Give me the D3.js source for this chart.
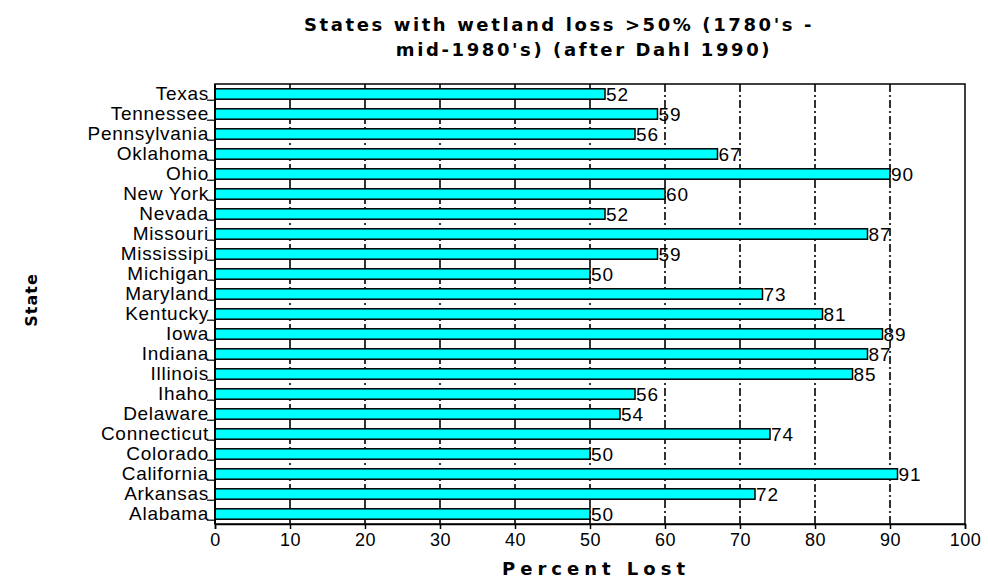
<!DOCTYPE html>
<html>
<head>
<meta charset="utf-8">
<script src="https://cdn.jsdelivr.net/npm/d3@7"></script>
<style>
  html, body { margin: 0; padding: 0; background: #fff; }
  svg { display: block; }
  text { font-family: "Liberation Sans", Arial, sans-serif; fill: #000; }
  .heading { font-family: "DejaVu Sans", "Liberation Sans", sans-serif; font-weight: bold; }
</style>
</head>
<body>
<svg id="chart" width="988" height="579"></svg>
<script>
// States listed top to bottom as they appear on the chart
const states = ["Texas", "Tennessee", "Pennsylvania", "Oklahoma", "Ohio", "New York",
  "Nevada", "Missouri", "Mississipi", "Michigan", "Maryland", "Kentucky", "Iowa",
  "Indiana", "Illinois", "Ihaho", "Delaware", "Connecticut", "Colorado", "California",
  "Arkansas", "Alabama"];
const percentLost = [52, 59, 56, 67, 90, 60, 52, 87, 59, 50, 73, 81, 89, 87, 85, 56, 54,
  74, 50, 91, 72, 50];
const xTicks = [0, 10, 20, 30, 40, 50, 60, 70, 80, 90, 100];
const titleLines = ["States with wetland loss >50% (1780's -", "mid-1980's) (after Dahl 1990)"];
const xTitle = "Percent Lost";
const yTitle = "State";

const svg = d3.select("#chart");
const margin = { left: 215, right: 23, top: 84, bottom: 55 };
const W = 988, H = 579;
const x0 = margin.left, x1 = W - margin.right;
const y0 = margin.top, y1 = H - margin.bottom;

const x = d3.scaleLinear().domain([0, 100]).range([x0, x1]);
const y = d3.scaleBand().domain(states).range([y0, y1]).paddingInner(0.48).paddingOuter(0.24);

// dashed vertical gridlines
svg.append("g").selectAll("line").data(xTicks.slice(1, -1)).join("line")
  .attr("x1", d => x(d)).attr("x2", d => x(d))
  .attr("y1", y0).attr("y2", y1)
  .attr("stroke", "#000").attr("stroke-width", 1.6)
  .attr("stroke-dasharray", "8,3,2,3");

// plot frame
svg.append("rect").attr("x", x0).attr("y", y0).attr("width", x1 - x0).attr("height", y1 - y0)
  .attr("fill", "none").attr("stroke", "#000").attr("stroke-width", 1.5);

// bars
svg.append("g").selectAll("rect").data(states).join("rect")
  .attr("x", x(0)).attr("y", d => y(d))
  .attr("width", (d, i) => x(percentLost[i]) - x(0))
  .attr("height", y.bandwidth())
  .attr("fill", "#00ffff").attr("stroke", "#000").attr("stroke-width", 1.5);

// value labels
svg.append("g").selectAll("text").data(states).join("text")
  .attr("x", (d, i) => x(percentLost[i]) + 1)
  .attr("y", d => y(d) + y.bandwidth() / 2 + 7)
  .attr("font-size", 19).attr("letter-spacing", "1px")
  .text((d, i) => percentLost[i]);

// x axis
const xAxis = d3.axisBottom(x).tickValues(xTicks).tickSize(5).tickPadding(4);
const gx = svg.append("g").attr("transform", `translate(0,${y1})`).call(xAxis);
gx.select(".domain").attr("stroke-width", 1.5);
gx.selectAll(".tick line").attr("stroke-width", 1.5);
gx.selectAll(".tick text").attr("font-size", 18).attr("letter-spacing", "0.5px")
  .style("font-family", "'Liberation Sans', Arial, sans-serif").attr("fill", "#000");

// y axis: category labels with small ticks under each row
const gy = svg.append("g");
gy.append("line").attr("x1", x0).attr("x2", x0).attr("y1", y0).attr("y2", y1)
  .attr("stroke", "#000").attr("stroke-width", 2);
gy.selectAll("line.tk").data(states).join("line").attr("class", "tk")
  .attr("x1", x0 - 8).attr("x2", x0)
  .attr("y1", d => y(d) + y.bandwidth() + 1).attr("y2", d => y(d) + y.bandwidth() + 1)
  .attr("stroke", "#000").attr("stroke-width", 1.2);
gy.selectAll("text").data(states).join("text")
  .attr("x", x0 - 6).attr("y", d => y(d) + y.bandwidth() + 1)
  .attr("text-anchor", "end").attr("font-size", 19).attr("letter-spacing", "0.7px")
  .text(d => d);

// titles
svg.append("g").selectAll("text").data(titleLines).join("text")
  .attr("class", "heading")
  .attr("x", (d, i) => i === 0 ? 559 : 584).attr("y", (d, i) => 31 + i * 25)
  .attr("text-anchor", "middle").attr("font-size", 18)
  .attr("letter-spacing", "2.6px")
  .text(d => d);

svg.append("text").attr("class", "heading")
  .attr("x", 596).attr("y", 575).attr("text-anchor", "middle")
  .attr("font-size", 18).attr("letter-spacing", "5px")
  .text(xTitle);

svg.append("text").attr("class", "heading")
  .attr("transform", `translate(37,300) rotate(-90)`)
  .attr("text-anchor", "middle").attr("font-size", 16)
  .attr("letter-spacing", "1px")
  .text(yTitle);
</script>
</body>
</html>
==========
Task instructions: Write out each line of the data that holds the string "chart".

Solved exercise:
Give me the D3.js source for this chart.
<svg id="chart" width="988" height="579"></svg>
// States listed top to bottom as they appear on the chart
const svg = d3.select("#chart");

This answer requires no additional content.